_EXERCISE OBJECTIVE_
Copy out the entries exactly, from the first line to the last.

_MATERIAL TO PROCESS_
====
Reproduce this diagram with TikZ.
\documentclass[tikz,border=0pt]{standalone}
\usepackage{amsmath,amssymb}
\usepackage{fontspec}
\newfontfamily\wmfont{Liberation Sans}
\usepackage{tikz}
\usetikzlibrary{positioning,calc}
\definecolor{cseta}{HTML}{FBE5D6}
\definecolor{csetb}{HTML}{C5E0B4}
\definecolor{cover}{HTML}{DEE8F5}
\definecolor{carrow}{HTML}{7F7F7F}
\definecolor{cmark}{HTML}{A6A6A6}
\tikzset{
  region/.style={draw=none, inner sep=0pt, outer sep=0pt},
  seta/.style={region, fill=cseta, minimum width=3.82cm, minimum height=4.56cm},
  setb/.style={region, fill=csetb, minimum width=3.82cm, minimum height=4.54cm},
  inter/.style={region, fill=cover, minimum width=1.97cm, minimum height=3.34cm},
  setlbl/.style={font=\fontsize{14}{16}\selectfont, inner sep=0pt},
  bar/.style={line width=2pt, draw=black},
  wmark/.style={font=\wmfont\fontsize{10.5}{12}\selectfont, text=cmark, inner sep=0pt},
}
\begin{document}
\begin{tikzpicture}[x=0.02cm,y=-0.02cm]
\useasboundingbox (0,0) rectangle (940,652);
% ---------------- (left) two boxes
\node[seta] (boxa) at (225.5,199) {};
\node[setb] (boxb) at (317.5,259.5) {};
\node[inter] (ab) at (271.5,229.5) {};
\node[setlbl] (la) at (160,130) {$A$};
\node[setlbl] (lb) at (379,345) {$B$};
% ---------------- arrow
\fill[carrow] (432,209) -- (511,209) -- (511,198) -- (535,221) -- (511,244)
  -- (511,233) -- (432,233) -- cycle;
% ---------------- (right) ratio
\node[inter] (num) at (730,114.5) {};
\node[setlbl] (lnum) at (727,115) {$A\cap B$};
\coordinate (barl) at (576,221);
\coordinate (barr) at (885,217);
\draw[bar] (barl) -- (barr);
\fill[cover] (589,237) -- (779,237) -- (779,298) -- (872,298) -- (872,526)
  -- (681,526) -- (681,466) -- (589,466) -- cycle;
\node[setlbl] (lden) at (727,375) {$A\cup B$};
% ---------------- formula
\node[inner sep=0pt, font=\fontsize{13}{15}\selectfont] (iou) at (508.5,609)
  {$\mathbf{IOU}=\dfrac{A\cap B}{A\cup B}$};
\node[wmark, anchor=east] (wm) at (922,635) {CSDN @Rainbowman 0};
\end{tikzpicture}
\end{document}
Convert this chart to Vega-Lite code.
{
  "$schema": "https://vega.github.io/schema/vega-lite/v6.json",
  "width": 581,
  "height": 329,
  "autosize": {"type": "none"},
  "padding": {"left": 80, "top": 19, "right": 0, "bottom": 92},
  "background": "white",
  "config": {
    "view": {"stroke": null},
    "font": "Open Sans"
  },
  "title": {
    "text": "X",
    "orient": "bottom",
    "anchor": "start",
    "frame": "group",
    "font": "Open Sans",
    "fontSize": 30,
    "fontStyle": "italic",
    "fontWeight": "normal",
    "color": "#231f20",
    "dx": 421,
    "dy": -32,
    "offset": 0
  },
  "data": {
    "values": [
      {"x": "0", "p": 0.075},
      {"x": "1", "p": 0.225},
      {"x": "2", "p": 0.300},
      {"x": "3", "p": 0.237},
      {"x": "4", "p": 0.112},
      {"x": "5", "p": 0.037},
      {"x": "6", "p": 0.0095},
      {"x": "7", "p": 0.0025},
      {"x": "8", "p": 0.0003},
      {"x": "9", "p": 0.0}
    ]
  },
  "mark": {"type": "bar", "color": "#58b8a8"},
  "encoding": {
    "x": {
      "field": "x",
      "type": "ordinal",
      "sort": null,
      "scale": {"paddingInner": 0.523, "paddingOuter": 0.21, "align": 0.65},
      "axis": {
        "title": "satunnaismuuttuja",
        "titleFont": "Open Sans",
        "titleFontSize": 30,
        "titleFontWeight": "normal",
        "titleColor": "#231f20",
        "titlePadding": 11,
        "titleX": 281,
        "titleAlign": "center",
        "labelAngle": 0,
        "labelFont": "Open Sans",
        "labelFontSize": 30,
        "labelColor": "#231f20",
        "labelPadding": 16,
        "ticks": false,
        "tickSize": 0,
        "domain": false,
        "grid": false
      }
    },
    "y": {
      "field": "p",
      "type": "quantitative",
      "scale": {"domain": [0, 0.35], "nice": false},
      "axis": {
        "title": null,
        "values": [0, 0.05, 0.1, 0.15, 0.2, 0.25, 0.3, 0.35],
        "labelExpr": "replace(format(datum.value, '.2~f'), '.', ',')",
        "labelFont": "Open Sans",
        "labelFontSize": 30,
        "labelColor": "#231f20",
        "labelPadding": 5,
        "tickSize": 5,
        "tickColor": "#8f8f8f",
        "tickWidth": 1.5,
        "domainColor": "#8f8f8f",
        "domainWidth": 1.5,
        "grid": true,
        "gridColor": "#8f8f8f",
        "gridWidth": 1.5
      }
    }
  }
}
====
_THE COMPLETED TASK_
Reproduce this diagram with TikZ.
\documentclass[tikz,border=0pt]{standalone}
\usepackage{amsmath,amssymb}
\usepackage{fontspec}
\newfontfamily\wmfont{Liberation Sans}
\usepackage{tikz}
\usetikzlibrary{positioning,calc}
\definecolor{cseta}{HTML}{FBE5D6}
\definecolor{csetb}{HTML}{C5E0B4}
\definecolor{cover}{HTML}{DEE8F5}
\definecolor{carrow}{HTML}{7F7F7F}
\definecolor{cmark}{HTML}{A6A6A6}
\tikzset{
  region/.style={draw=none, inner sep=0pt, outer sep=0pt},
  seta/.style={region, fill=cseta, minimum width=3.82cm, minimum height=4.56cm},
  setb/.style={region, fill=csetb, minimum width=3.82cm, minimum height=4.54cm},
  inter/.style={region, fill=cover, minimum width=1.97cm, minimum height=3.34cm},
  setlbl/.style={font=\fontsize{14}{16}\selectfont, inner sep=0pt},
  bar/.style={line width=2pt, draw=black},
  wmark/.style={font=\wmfont\fontsize{10.5}{12}\selectfont, text=cmark, inner sep=0pt},
}
\begin{document}
\begin{tikzpicture}[x=0.02cm,y=-0.02cm]
\useasboundingbox (0,0) rectangle (940,652);
% ---------------- (left) two boxes
\node[seta] (boxa) at (225.5,199) {};
\node[setb] (boxb) at (317.5,259.5) {};
\node[inter] (ab) at (271.5,229.5) {};
\node[setlbl] (la) at (160,130) {$A$};
\node[setlbl] (lb) at (379,345) {$B$};
% ---------------- arrow
\fill[carrow] (432,209) -- (511,209) -- (511,198) -- (535,221) -- (511,244)
  -- (511,233) -- (432,233) -- cycle;
% ---------------- (right) ratio
\node[inter] (num) at (730,114.5) {};
\node[setlbl] (lnum) at (727,115) {$A\cap B$};
\coordinate (barl) at (576,221);
\coordinate (barr) at (885,217);
\draw[bar] (barl) -- (barr);
\fill[cover] (589,237) -- (779,237) -- (779,298) -- (872,298) -- (872,526)
  -- (681,526) -- (681,466) -- (589,466) -- cycle;
\node[setlbl] (lden) at (727,375) {$A\cup B$};
% ---------------- formula
\node[inner sep=0pt, font=\fontsize{13}{15}\selectfont] (iou) at (508.5,609)
  {$\mathbf{IOU}=\dfrac{A\cap B}{A\cup B}$};
\node[wmark, anchor=east] (wm) at (922,635) {CSDN @Rainbowman 0};
\end{tikzpicture}
\end{document}
Convert this chart to Vega-Lite code.
{
  "$schema": "https://vega.github.io/schema/vega-lite/v6.json",
  "width": 581,
  "height": 329,
  "autosize": {"type": "none"},
  "padding": {"left": 80, "top": 19, "right": 0, "bottom": 92},
  "background": "white",
  "config": {
    "view": {"stroke": null},
    "font": "Open Sans"
  },
  "title": {
    "text": "X",
    "orient": "bottom",
    "anchor": "start",
    "frame": "group",
    "font": "Open Sans",
    "fontSize": 30,
    "fontStyle": "italic",
    "fontWeight": "normal",
    "color": "#231f20",
    "dx": 421,
    "dy": -32,
    "offset": 0
  },
  "data": {
    "values": [
      {"x": "0", "p": 0.075},
      {"x": "1", "p": 0.225},
      {"x": "2", "p": 0.300},
      {"x": "3", "p": 0.237},
      {"x": "4", "p": 0.112},
      {"x": "5", "p": 0.037},
      {"x": "6", "p": 0.0095},
      {"x": "7", "p": 0.0025},
      {"x": "8", "p": 0.0003},
      {"x": "9", "p": 0.0}
    ]
  },
  "mark": {"type": "bar", "color": "#58b8a8"},
  "encoding": {
    "x": {
      "field": "x",
      "type": "ordinal",
      "sort": null,
      "scale": {"paddingInner": 0.523, "paddingOuter": 0.21, "align": 0.65},
      "axis": {
        "title": "satunnaismuuttuja",
        "titleFont": "Open Sans",
        "titleFontSize": 30,
        "titleFontWeight": "normal",
        "titleColor": "#231f20",
        "titlePadding": 11,
        "titleX": 281,
        "titleAlign": "center",
        "labelAngle": 0,
        "labelFont": "Open Sans",
        "labelFontSize": 30,
        "labelColor": "#231f20",
        "labelPadding": 16,
        "ticks": false,
        "tickSize": 0,
        "domain": false,
        "grid": false
      }
    },
    "y": {
      "field": "p",
      "type": "quantitative",
      "scale": {"domain": [0, 0.35], "nice": false},
      "axis": {
        "title": null,
        "values": [0, 0.05, 0.1, 0.15, 0.2, 0.25, 0.3, 0.35],
        "labelExpr": "replace(format(datum.value, '.2~f'), '.', ',')",
        "labelFont": "Open Sans",
        "labelFontSize": 30,
        "labelColor": "#231f20",
        "labelPadding": 5,
        "tickSize": 5,
        "tickColor": "#8f8f8f",
        "tickWidth": 1.5,
        "domainColor": "#8f8f8f",
        "domainWidth": 1.5,
        "grid": true,
        "gridColor": "#8f8f8f",
        "gridWidth": 1.5
      }
    }
  }
}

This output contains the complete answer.